With RBHS hosting four grades next year, lunch will be more crowded. Off-campus lunch will not be offered to incoming freshmen and sophomores.
To benefit the underclassmen who can’t leave campus for lunch, Columbia Public Schools will purchase a food trailer, superintendent of CPS Dr. Chris Belcher said.
“Next year at Rock Bridge, on a certain day, it’ll be announced that the food trailer will be at Rock Bridge for lunch. They’ll pull it up out in front of Rock Bridge, and they’ll serve pulled pork sandwiches or something else,” Belcher said. “Students can go outside and buy a sandwich. We’ll try to serve something the students want to eat that way they don’t have to leave campus if they don’t want to. If it works then we’ll go buy a few more and try to make that part of way we serve students.”
Laina Fullum, director of nutrition services for CPS, believes this change will benefit the students restricted to a closed lunch.
“What our goal is, is to spread out the students, so they don’t feel like when they have to stay on campus or want to stay on campus,” Fullum said, “so that they’re not trying to compete with each other when trying to get through the line.”
Freshman Emily Unterschutz isn’t pleased with the closed campus idea next year. She fears it will take away from the high school experience.
“Open campus lunch is probably one of the things I was looking forward to most about high school, and taking that away makes me upset.” Unterschutz said. “In my opinion, it isn’t fair and we should be allowed to go where we please for lunch.”
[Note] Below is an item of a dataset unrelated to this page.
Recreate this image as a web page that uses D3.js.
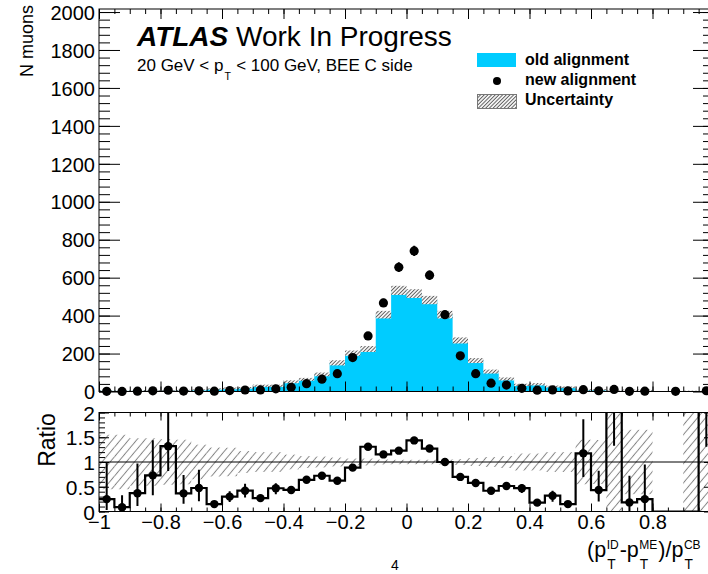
<!DOCTYPE html>
<html>
<head>
<meta charset="utf-8">
<script src="https://cdn.jsdelivr.net/npm/d3@7"></script>
<style>
  body { margin: 0; background: #fff; }
  svg { display: block; }
  text { font-family: "Liberation Sans", Arial, Helvetica, sans-serif; fill: #000; white-space: pre; }
</style>
</head>
<body>
<svg id="chart" width="708" height="574"></svg>
<script>
// Bin edges of (pT^ID - pT^ME)/pT^CB, 40 bins of width 0.05
const binEdges = [-1,-0.95,-0.9,-0.85,-0.8,-0.75,-0.7,-0.65,-0.6,-0.55,-0.5,-0.45,-0.4,-0.35,-0.3,-0.25,-0.2,-0.15,-0.1,-0.05,
                  0,0.05,0.1,0.15,0.2,0.25,0.3,0.35,0.4,0.45,0.5,0.55,0.6,0.65,0.7,0.75,0.8,0.85,0.9,0.95,1];

// Old alignment (filled histogram) and its uncertainty
const oldAlign = [4,4,5,5,5,6,8,13,16,19,30,30,51,64,90,151,202,224,405,533,
                  516,482,405,269,163,105,66,35,38,26,22,8,9,3,6,6,0,0,2,1];
const oldUnc   = [2.2,2.2,2.4,2.4,2.3,2.7,2.8,3.8,4.6,4.2,6,6,7.6,7.7,9.9,13.6,14,15.7,20,24,
                  23,22,20,16,13,10.5,8,6,6.5,5.2,4.4,3.6,4,3.3,3.9,3.9,0,0,2.4,1];

// New alignment (points) and statistical errors
const newAlign = [1.0,0.35,1.85,3.65,6.6,2.2,3.8,1.95,4.8,8.0,8.1,14.1,22.2,41,65,94,179,293,467,655,
                  741,613,405,188,94,44,34,16.5,6.8,8.3,3.3,9.4,3.9,11,1.1,1.5,0,1,0,4];
const newErr   = [1,0.6,1.4,1.9,2.6,1.5,1.9,1.4,2.2,2.8,2.8,3.8,4.7,6.4,8.1,9.7,13.4,17.1,21.6,25.6,
                  27.2,24.8,20.1,13.7,9.7,6.6,5.8,4.1,2.6,2.9,1.8,3.1,2,3.3,1,1.2,0,1,0,2];

// Ratio error bars (down / up)
const ratioErrLo = [.22,.09,.26,.4,.5,.21,.27,.05,.11,.14,.06,.12,.08,.06,.05,.04,.04,.04,.03,.03,
                    .03,.03,.03,.04,.05,.05,.08,.1,.04,.12,.04,.48,.23,2.34,.18,.25,0,0,0,2.69];
const ratioErrHi = [.73,.24,.6,.71,.75,.37,.37,.05,.11,.14,.06,.1,.08,.06,.05,.04,.04,.04,.03,.03,
                    .03,.03,.03,.04,.05,.05,.07,.08,.04,.1,.04,.69,.39,2.3,.54,.7,0,0,0,2.5];

// Axis ticks and labels
const xMajorTicks = [-1,-0.8,-0.6,-0.4,-0.2,0,0.2,0.4,0.6,0.8,1];
const xTickLabels = ["\u22121","\u22120.8","\u22120.6","\u22120.4","\u22120.2","0","0.2","0.4","0.6","0.8","1"];
const yTopTicks = [0,200,400,600,800,1000,1200,1400,1600,1800,2000];
const ratioTicks = [0,0.5,1,1.5,2];
const ratioTickLabels = ["0","0.5","1","1.5","2"];

const svg = d3.select("#chart");
const W = 708, H = 574;
svg.append("rect").attr("width", W).attr("height", H).attr("fill", "#fff");

// Scales
const padL = 99, padR = 714;
const x = d3.scaleLinear().domain([-1, 1]).range([padL, padR]);
const yTop = d3.scaleLinear().domain([0, 2016]).range([391.5, 9]);
const yRat = d3.scaleLinear().domain([0, 2]).range([511.5, 412.5]);

const nBins = oldAlign.length;
const bins = d3.range(nBins).map(i => ({
  i, lo: binEdges[i], hi: binEdges[i + 1], c: (binEdges[i] + binEdges[i + 1]) / 2,
  old: oldAlign[i], unc: oldUnc[i], nw: newAlign[i], nwErr: newErr[i],
  ratio: oldAlign[i] > 0 ? newAlign[i] / oldAlign[i] : 0,
  rLo: ratioErrLo[i], rHi: ratioErrHi[i]
}));

// Patterns
const defs = svg.append("defs");
function hatch(id, spacing, angle, color, width, bg) {
  const p = defs.append("pattern").attr("id", id).attr("patternUnits", "userSpaceOnUse")
    .attr("width", spacing).attr("height", spacing).attr("patternTransform", `rotate(${angle})`);
  if (bg) p.append("rect").attr("width", spacing).attr("height", spacing).attr("fill", bg);
  p.append("line").attr("x1", spacing / 2).attr("x2", spacing / 2).attr("y1", 0).attr("y2", spacing)
    .attr("stroke", color).attr("stroke-width", width);
}
hatch("hatchTop", 2.6, 45, "#5a5a5a", 1, "#ffffff");
hatch("hatchLeg", 2.6, 45, "#5a5a5a", 1, "#ffffff");
hatch("hatchRatio", 6.2, 40, "#858585", 1, null);

defs.append("clipPath").attr("id", "clipTop").append("rect")
  .attr("x", padL).attr("y", 9).attr("width", padR - padL).attr("height", 391.5 - 9);
defs.append("clipPath").attr("id", "clipRat").append("rect")
  .attr("x", padL).attr("y", 412.5).attr("width", padR - padL).attr("height", 511.5 - 412.5);

// ---------- Upper pad ----------
const upper = svg.append("g");
const upperPlot = upper.append("g").attr("clip-path", "url(#clipTop)");

// old alignment as a filled step histogram
let area = `M${x(binEdges[0])},${yTop(0)}`;
bins.forEach(b => { area += `V${yTop(b.old)}H${x(b.hi)}`; });
area += `V${yTop(0)}Z`;
upperPlot.append("path").attr("d", area).attr("fill", "#00ccff");

// uncertainty band
upperPlot.selectAll("rect.unc").data(bins.filter(b => b.unc > 0)).join("rect")
  .attr("class", "unc")
  .attr("x", b => x(b.lo)).attr("width", b => x(b.hi) - x(b.lo))
  .attr("y", b => yTop(b.old + b.unc))
  .attr("height", b => yTop(Math.max(0, b.old - b.unc)) - yTop(b.old + b.unc))
  .attr("fill", "url(#hatchTop)");

// new alignment points
const ptsTop = bins.filter(b => b.nw > 0);
upperPlot.selectAll("line.err").data(ptsTop).join("line").attr("class", "err")
  .attr("x1", b => x(b.c)).attr("x2", b => x(b.c))
  .attr("y1", b => yTop(b.nw + b.nwErr)).attr("y2", b => yTop(Math.max(0, b.nw - b.nwErr)))
  .attr("stroke", "#000").attr("stroke-width", 2);
upper.selectAll("circle.pt").data(ptsTop).join("circle").attr("class", "pt")
  .attr("cx", b => x(b.c)).attr("cy", b => yTop(b.nw)).attr("r", 4.6).attr("fill", "#000");

// axes of upper pad
function styleAxis(g) { g.select(".domain").remove(); g.selectAll("line").attr("stroke", "#000"); }
const yMinorTop = d3.range(0, 2016, 40);
upper.append("g").attr("transform", `translate(${padL},0)`)
  .call(d3.axisLeft(yTop).tickValues(yTopTicks).tickSize(-21).tickPadding(4).tickFormat(d3.format("d")))
  .call(styleAxis)
  .call(g => g.selectAll("text").attr("font-size", 20).attr("font-family", null).attr("dy", "0.36em"));
upper.append("g").attr("transform", `translate(${padL},0)`)
  .call(d3.axisLeft(yTop).tickValues(yMinorTop).tickSize(-11).tickFormat("")).call(styleAxis);
upper.append("g").attr("transform", `translate(${padR},0)`)
  .call(d3.axisRight(yTop).tickValues(yTopTicks).tickSize(-21).tickFormat("")).call(styleAxis);
upper.append("g").attr("transform", `translate(${padR},0)`)
  .call(d3.axisRight(yTop).tickValues(yMinorTop).tickSize(-11).tickFormat("")).call(styleAxis);

const xMinor = binEdges;
[[391.5, d3.axisBottom], [9, d3.axisTop]].forEach(([yy, ax]) => {
  upper.append("g").attr("transform", `translate(0,${yy})`)
    .call(ax(x).tickValues(xMajorTicks).tickSize(-10).tickFormat("")).call(styleAxis);
  upper.append("g").attr("transform", `translate(0,${yy})`)
    .call(ax(x).tickValues(xMinor).tickSize(-5).tickFormat("")).call(styleAxis);
});
upper.append("rect").attr("x", padL).attr("y", 9).attr("width", padR - padL).attr("height", 391.5 - 9)
  .attr("fill", "none").attr("stroke", "#000").attr("stroke-width", 1);

// y title
upper.append("text").attr("transform", "translate(33,5) rotate(-90)")
  .attr("text-anchor", "end").attr("font-size", 18).text("N muons");

// Small helper for text with stacked sub/superscripts
function richText(parent, x0, y0, size, parts, subScale, supScale) {
  let cx = x0;
  const g = parent.append("g");
  parts.forEach(p => {
    if (typeof p === "string") {
      const t = g.append("text").attr("x", cx).attr("y", y0).attr("font-size", size).text(p);
      cx += t.node().getComputedTextLength();
    } else {
      let w = 0;
      if (p.sub) {
        const t = g.append("text").attr("x", cx + 1).attr("y", y0 + size * 0.55)
          .attr("font-size", size * subScale).text(p.sub);
        w = Math.max(w, t.node().getComputedTextLength());
      }
      if (p.sup) {
        const t = g.append("text").attr("x", cx + 0.5).attr("y", y0 - size * 0.38)
          .attr("font-size", size * supScale).text(p.sup);
        w = Math.max(w, t.node().getComputedTextLength());
      }
      cx += w + 1.5;
    }
  });
  return g;
}

// ATLAS label
const atl = upper.append("text").attr("x", 137).attr("y", 46).attr("font-size", 28);
atl.append("tspan").attr("font-weight", "bold").attr("font-style", "italic").text("ATLAS");
atl.append("tspan").text(" Work In Progress");
richText(upper, 137, 71, 17, ["20 GeV < p", {sub: "T"}, " < 100 GeV, BEE C side"], 0.62, 0.62);

// Legend
const leg = upper.append("g");
leg.append("rect").attr("x", 477).attr("y", 53).attr("width", 39).attr("height", 14).attr("fill", "#00ccff");
leg.append("circle").attr("cx", 497).attr("cy", 81).attr("r", 4).attr("fill", "#000");
leg.append("rect").attr("x", 477.5).attr("y", 94.5).attr("width", 39).attr("height", 14)
  .attr("fill", "url(#hatchLeg)").attr("stroke", "#777").attr("stroke-width", 1);
const legLabels = ["old alignment", "new alignment", "Uncertainty"];
leg.selectAll("text").data(legLabels).join("text")
  .attr("x", 525).attr("y", (d, i) => 65 + 20 * i).attr("font-size", 16).attr("font-weight", "bold").text(d => d);

// ---------- Ratio pad ----------
const rat = svg.append("g");
const ratPlot = rat.append("g").attr("clip-path", "url(#clipRat)");

ratPlot.selectAll("rect.band").data(bins.filter(b => b.old > 0 && b.unc > 0)).join("rect")
  .attr("class", "band")
  .attr("x", b => x(b.lo)).attr("width", b => x(b.hi) - x(b.lo))
  .attr("y", b => yRat(1 + b.unc / b.old))
  .attr("height", b => yRat(Math.max(0, 1 - b.unc / b.old)) - yRat(1 + b.unc / b.old))
  .attr("fill", "url(#hatchRatio)");

ratPlot.append("line").attr("x1", padL).attr("x2", padR).attr("y1", yRat(1)).attr("y2", yRat(1))
  .attr("stroke", "#000").attr("stroke-width", 1);

let step = `M${x(binEdges[0])},${yRat(bins[0].ratio)}`;
bins.forEach((b, i) => {
  if (i > 0) step += `V${yRat(b.ratio)}`;
  step += `H${x(b.hi)}`;
});
ratPlot.append("path").attr("d", step).attr("fill", "none").attr("stroke", "#000").attr("stroke-width", 2.2);

const ptsRat = bins.filter(b => b.ratio > 0);
ratPlot.selectAll("line.rerr").data(ptsRat).join("line").attr("class", "rerr")
  .attr("x1", b => x(b.c)).attr("x2", b => x(b.c))
  .attr("y1", b => yRat(b.ratio + b.rHi)).attr("y2", b => yRat(Math.max(0, b.ratio - b.rLo)))
  .attr("stroke", "#000").attr("stroke-width", 2);
ratPlot.selectAll("circle.rpt").data(ptsRat).join("circle").attr("class", "rpt")
  .attr("cx", b => x(b.c)).attr("cy", b => yRat(b.ratio)).attr("r", 4.2).attr("fill", "#000");

const rMinor = d3.range(0, 2.001, 0.1);
rat.append("g").attr("transform", `translate(${padL},0)`)
  .call(d3.axisLeft(yRat).tickValues(ratioTicks).tickSize(-10).tickPadding(4)
    .tickFormat((d, i) => ratioTickLabels[i]))
  .call(styleAxis)
  .call(g => g.selectAll("text").attr("font-size", 21).attr("font-family", null).attr("dy", "0.36em"));
rat.append("g").attr("transform", `translate(${padL},0)`)
  .call(d3.axisLeft(yRat).tickValues(rMinor).tickSize(-6).tickFormat("")).call(styleAxis);
rat.append("g").attr("transform", `translate(${padR},0)`)
  .call(d3.axisRight(yRat).tickValues(ratioTicks).tickSize(-10).tickFormat("")).call(styleAxis);
rat.append("g").attr("transform", `translate(${padR},0)`)
  .call(d3.axisRight(yRat).tickValues(rMinor).tickSize(-6).tickFormat("")).call(styleAxis);

rat.append("g").attr("transform", `translate(0,511.5)`)
  .call(d3.axisBottom(x).tickValues(xMajorTicks).tickSize(-8).tickPadding(3)
    .tickFormat((d, i) => xTickLabels[i]))
  .call(styleAxis)
  .call(g => g.selectAll("text").attr("font-size", 20).attr("font-family", null));
rat.append("g").attr("transform", `translate(0,511.5)`)
  .call(d3.axisBottom(x).tickValues(xMinor).tickSize(-4).tickFormat("")).call(styleAxis);
rat.append("g").attr("transform", `translate(0,412.5)`)
  .call(d3.axisTop(x).tickValues(xMajorTicks).tickSize(-8).tickFormat("")).call(styleAxis);
rat.append("g").attr("transform", `translate(0,412.5)`)
  .call(d3.axisTop(x).tickValues(xMinor).tickSize(-4).tickFormat("")).call(styleAxis);

rat.append("rect").attr("x", padL).attr("y", 412.5).attr("width", padR - padL).attr("height", 511.5 - 412.5)
  .attr("fill", "none").attr("stroke", "#000").attr("stroke-width", 1);

rat.append("text").attr("transform", "translate(55,440) rotate(-90)")
  .attr("text-anchor", "middle").attr("font-size", 23).text("Ratio");

// x-axis title
richText(rat, 587, 557, 21.5, ["(p", {sub: "T", sup: "ID"}, "-p", {sub: "T", sup: "ME"}, ")/p", {sub: "T", sup: "CB"}], 0.64, 0.56);

svg.append("text").attr("x", 395).attr("y", 570).attr("text-anchor", "middle").attr("font-size", 14).text("4");
</script>
</body>
</html>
CPS will purchase just one trailer at first to test out the idea, hoping in the future to purchase more if the students utilize it.
“We’re going to start out with one and see how well the students receive it,” Fullum said. “Of course it will be seasonal, too, so I want to start off slow, I don’t want to waste money.”
The trailer will travel among RBHS, Hickman, Battle and Douglas.
“We are going to trade off probably two times at [RBHS], two times at Hickman, then go back and forth between Battle and Douglas,” Fullum said.
The food won’t be prepared in the trailer because of Columbia Department of Health regulations. Instead, RBHS or Hickman will become a base kitchen to prepare the food. Then the food will be moved out to the trailer and finished.
“Our food trucks have to have a basic kitchen in Columbia. That’s how our department of health requires us to operate,” Fullum said. “Basically we will make either Hickman or Rock Bridge, or both base kitchens for the trailers and that way we’ll do a lot of the cooking to make it safe then move it out and finish off products to serve to students.”
In addition to the trailer, food stations will be set up around the school.
“Not only are we going to do trailers, but we’re going to do food stations away from the lunch line,” Fullum said, “[that way we] can spread the crowd out and give students some options.”
The lunch workers employed by CPS will prepare the food for the trailers, Fullum said. The food will also be different than the food served on the lunch line.
“It’ll be more of a barbeque type theme,” she said, “but we’re not quite there yet.”
Unterschutz is willing to try out the food trailer depending on what they’ll be serving.
“I will be willing to eat at the trailer if the food is cheap and probably good junk food.” Unterschutz said, “As long as it isn’t ‘government-food’ like the lunch, I’d definitely be willing to try if I could afford it as a broke teenager,”
RBHS is looking at putting the food stations in the North Commons or outside of the planetarium but nothing has been finalized, Shannon Brown, RBHS kitchen manager said.